**** Supplied information
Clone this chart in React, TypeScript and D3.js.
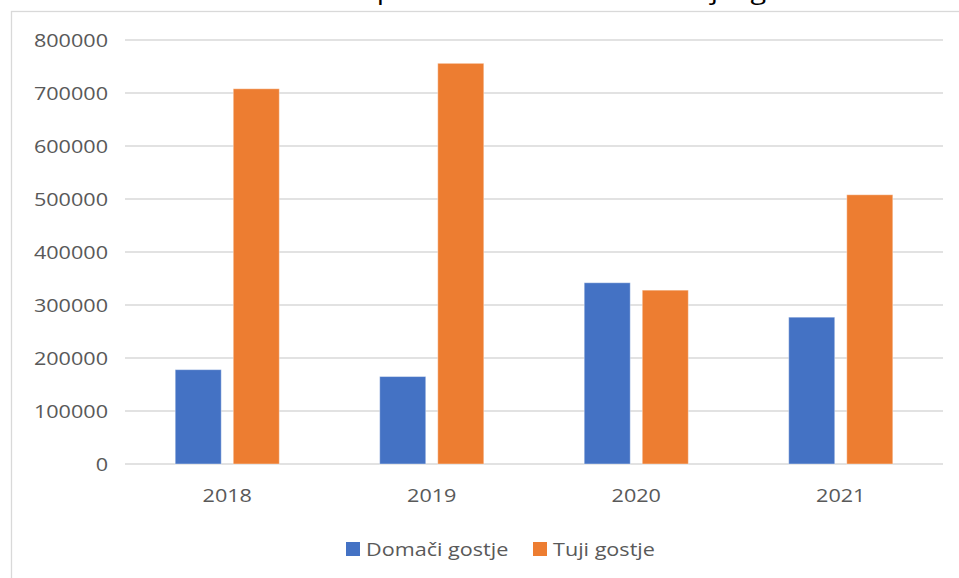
import React from 'react';
import { scaleBand, scaleLinear } from 'd3';

const years = ['2018', '2019', '2020', '2021'];
const domaci = [178000, 165000, 342000, 277000];
const tuji = [708000, 756000, 328000, 508000];
const yTicks = [0, 100000, 200000, 300000, 400000, 500000, 600000, 700000, 800000];
const seriesNames = ['Domači gostje', 'Tuji gostje'];
const colors = ['#4472C4', '#ED7D31'];
const title = 'Število prenočitev domačih in tujih gostov';

const W = 959;
const H = 578;
const left = 125;
const right = 943;
const top = 40;
const bottom = 464;
const font = '"Open Sans", sans-serif';
const sx = 1.2; // text in the picture is a bit wider than Open Sans

export default function App() {
  const x = scaleBand<string>().domain(years).range([left, right]).paddingInner(0.491).paddingOuter(0.2455);
  const inner = scaleBand<string>().domain(seriesNames).range([0, x.bandwidth()]).paddingInner(0.207);
  const y = scaleLinear().domain([0, 800000]).range([bottom, top]);
  const series = [domaci, tuji];

  const label = (tx: number, ty: number, anchor: string, s: string, size = 18, fill = '#595959') => (
    <text transform={`translate(${tx},${ty}) scale(${sx},1)`} textAnchor={anchor} fontFamily={font} fontSize={size} fill={fill}>
      {s}
    </text>
  );

  return (
    <svg width={W} height={H} style={{ position: 'absolute', left: 0, top: 0, background: '#fff' }}>
      <rect x={11.5} y={11.5} width={W + 10} height={H + 10} fill="#fff" stroke="#d9d9d9" strokeWidth={1.3} />
      {/* title sits above the visible area, only its descenders show */}
      {label(560, -1.5, 'middle', title, 24, '#000')}
      {yTicks.map(t => (
        <g key={t}>
          <line x1={left} x2={right} y1={y(t)} y2={y(t)} stroke="#d9d9d9" strokeWidth={1.4} />
          {label(108, y(t) + 6.5, 'end', String(t))}
        </g>
      ))}
      {years.map((yr, i) => (
        <g key={yr} transform={`translate(${x(yr)},0)`}>
          {series.map((s, j) => (
            <rect
              key={j}
              x={inner(seriesNames[j])}
              y={y(s[i])}
              width={inner.bandwidth()}
              height={bottom - y(s[i])}
              fill={colors[j]}
              stroke="#ffffff"
              strokeOpacity={0.4}
              strokeWidth={1}
            />
          ))}
          {label(x.bandwidth() / 2, 502, 'middle', yr)}
        </g>
      ))}
      {seriesNames.map((n, j) => {
        const lx = j === 0 ? 346 : 533;
        return (
          <g key={n}>
            <rect x={lx} y={542} width={14} height={14} fill={colors[j]} />
            {label(lx + 20, 556, 'start', n)}
          </g>
        );
      })}
    </svg>
  );
}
********
== Goal of the exercise ==
Quote the material in full and exactly; do not carry over its pictures.

== Answer in full ==
Clone this chart in React, TypeScript and D3.js.
import React from 'react';
import { scaleBand, scaleLinear } from 'd3';

const years = ['2018', '2019', '2020', '2021'];
const domaci = [178000, 165000, 342000, 277000];
const tuji = [708000, 756000, 328000, 508000];
const yTicks = [0, 100000, 200000, 300000, 400000, 500000, 600000, 700000, 800000];
const seriesNames = ['Domači gostje', 'Tuji gostje'];
const colors = ['#4472C4', '#ED7D31'];
const title = 'Število prenočitev domačih in tujih gostov';

const W = 959;
const H = 578;
const left = 125;
const right = 943;
const top = 40;
const bottom = 464;
const font = '"Open Sans", sans-serif';
const sx = 1.2; // text in the picture is a bit wider than Open Sans

export default function App() {
  const x = scaleBand<string>().domain(years).range([left, right]).paddingInner(0.491).paddingOuter(0.2455);
  const inner = scaleBand<string>().domain(seriesNames).range([0, x.bandwidth()]).paddingInner(0.207);
  const y = scaleLinear().domain([0, 800000]).range([bottom, top]);
  const series = [domaci, tuji];

  const label = (tx: number, ty: number, anchor: string, s: string, size = 18, fill = '#595959') => (
    <text transform={`translate(${tx},${ty}) scale(${sx},1)`} textAnchor={anchor} fontFamily={font} fontSize={size} fill={fill}>
      {s}
    </text>
  );

  return (
    <svg width={W} height={H} style={{ position: 'absolute', left: 0, top: 0, background: '#fff' }}>
      <rect x={11.5} y={11.5} width={W + 10} height={H + 10} fill="#fff" stroke="#d9d9d9" strokeWidth={1.3} />
      {/* title sits above the visible area, only its descenders show */}
      {label(560, -1.5, 'middle', title, 24, '#000')}
      {yTicks.map(t => (
        <g key={t}>
          <line x1={left} x2={right} y1={y(t)} y2={y(t)} stroke="#d9d9d9" strokeWidth={1.4} />
          {label(108, y(t) + 6.5, 'end', String(t))}
        </g>
      ))}
      {years.map((yr, i) => (
        <g key={yr} transform={`translate(${x(yr)},0)`}>
          {series.map((s, j) => (
            <rect
              key={j}
              x={inner(seriesNames[j])}
              y={y(s[i])}
              width={inner.bandwidth()}
              height={bottom - y(s[i])}
              fill={colors[j]}
              stroke="#ffffff"
              strokeOpacity={0.4}
              strokeWidth={1}
            />
          ))}
          {label(x.bandwidth() / 2, 502, 'middle', yr)}
        </g>
      ))}
      {seriesNames.map((n, j) => {
        const lx = j === 0 ? 346 : 533;
        return (
          <g key={n}>
            <rect x={lx} y={542} width={14} height={14} fill={colors[j]} />
            {label(lx + 20, 556, 'start', n)}
          </g>
        );
      })}
    </svg>
  );
}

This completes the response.